Your task is to retype each line of the data below exactly.

[Start of RAW DATA]

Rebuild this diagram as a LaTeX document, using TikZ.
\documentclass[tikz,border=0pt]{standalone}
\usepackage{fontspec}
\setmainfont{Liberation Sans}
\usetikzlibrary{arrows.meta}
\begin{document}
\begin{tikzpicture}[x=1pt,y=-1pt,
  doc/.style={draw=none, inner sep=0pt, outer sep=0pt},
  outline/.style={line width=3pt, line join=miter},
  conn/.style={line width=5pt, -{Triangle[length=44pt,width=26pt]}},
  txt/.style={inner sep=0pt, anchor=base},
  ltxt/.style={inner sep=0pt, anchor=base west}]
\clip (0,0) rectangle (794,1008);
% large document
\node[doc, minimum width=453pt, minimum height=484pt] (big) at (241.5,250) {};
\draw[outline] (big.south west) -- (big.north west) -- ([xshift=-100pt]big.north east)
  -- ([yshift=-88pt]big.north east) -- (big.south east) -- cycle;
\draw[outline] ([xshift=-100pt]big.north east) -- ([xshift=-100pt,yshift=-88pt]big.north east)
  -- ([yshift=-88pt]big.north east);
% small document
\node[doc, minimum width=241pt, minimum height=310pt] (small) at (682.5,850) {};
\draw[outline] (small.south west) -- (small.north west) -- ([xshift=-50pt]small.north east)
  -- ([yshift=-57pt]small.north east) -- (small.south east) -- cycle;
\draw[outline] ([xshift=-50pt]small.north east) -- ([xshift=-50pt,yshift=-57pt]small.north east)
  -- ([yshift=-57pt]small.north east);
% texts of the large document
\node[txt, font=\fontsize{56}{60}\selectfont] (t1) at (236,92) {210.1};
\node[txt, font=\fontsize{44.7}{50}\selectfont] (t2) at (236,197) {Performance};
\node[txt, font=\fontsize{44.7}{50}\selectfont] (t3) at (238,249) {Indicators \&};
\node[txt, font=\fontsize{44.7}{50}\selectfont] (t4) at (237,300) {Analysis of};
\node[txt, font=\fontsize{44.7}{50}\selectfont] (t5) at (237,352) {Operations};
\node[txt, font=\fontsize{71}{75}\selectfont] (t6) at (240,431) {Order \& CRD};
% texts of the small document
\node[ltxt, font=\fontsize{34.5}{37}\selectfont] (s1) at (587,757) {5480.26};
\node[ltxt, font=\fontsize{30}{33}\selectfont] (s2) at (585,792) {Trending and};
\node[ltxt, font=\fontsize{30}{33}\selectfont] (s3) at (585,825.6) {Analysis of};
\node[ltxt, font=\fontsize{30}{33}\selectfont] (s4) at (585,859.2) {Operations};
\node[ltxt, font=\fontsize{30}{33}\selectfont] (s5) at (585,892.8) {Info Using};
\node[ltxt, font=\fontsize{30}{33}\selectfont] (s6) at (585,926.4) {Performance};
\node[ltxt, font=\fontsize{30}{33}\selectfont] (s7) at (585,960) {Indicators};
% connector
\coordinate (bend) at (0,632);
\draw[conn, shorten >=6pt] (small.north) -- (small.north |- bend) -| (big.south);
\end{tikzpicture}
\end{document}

[End of RAW DATA]

WORKED SOLUTION:
Rebuild this diagram as a LaTeX document, using TikZ.
\documentclass[tikz,border=0pt]{standalone}
\usepackage{fontspec}
\setmainfont{Liberation Sans}
\usetikzlibrary{arrows.meta}
\begin{document}
\begin{tikzpicture}[x=1pt,y=-1pt,
  doc/.style={draw=none, inner sep=0pt, outer sep=0pt},
  outline/.style={line width=3pt, line join=miter},
  conn/.style={line width=5pt, -{Triangle[length=44pt,width=26pt]}},
  txt/.style={inner sep=0pt, anchor=base},
  ltxt/.style={inner sep=0pt, anchor=base west}]
\clip (0,0) rectangle (794,1008);
% large document
\node[doc, minimum width=453pt, minimum height=484pt] (big) at (241.5,250) {};
\draw[outline] (big.south west) -- (big.north west) -- ([xshift=-100pt]big.north east)
  -- ([yshift=-88pt]big.north east) -- (big.south east) -- cycle;
\draw[outline] ([xshift=-100pt]big.north east) -- ([xshift=-100pt,yshift=-88pt]big.north east)
  -- ([yshift=-88pt]big.north east);
% small document
\node[doc, minimum width=241pt, minimum height=310pt] (small) at (682.5,850) {};
\draw[outline] (small.south west) -- (small.north west) -- ([xshift=-50pt]small.north east)
  -- ([yshift=-57pt]small.north east) -- (small.south east) -- cycle;
\draw[outline] ([xshift=-50pt]small.north east) -- ([xshift=-50pt,yshift=-57pt]small.north east)
  -- ([yshift=-57pt]small.north east);
% texts of the large document
\node[txt, font=\fontsize{56}{60}\selectfont] (t1) at (236,92) {210.1};
\node[txt, font=\fontsize{44.7}{50}\selectfont] (t2) at (236,197) {Performance};
\node[txt, font=\fontsize{44.7}{50}\selectfont] (t3) at (238,249) {Indicators \&};
\node[txt, font=\fontsize{44.7}{50}\selectfont] (t4) at (237,300) {Analysis of};
\node[txt, font=\fontsize{44.7}{50}\selectfont] (t5) at (237,352) {Operations};
\node[txt, font=\fontsize{71}{75}\selectfont] (t6) at (240,431) {Order \& CRD};
% texts of the small document
\node[ltxt, font=\fontsize{34.5}{37}\selectfont] (s1) at (587,757) {5480.26};
\node[ltxt, font=\fontsize{30}{33}\selectfont] (s2) at (585,792) {Trending and};
\node[ltxt, font=\fontsize{30}{33}\selectfont] (s3) at (585,825.6) {Analysis of};
\node[ltxt, font=\fontsize{30}{33}\selectfont] (s4) at (585,859.2) {Operations};
\node[ltxt, font=\fontsize{30}{33}\selectfont] (s5) at (585,892.8) {Info Using};
\node[ltxt, font=\fontsize{30}{33}\selectfont] (s6) at (585,926.4) {Performance};
\node[ltxt, font=\fontsize{30}{33}\selectfont] (s7) at (585,960) {Indicators};
% connector
\coordinate (bend) at (0,632);
\draw[conn, shorten >=6pt] (small.north) -- (small.north |- bend) -| (big.south);
\end{tikzpicture}
\end{document}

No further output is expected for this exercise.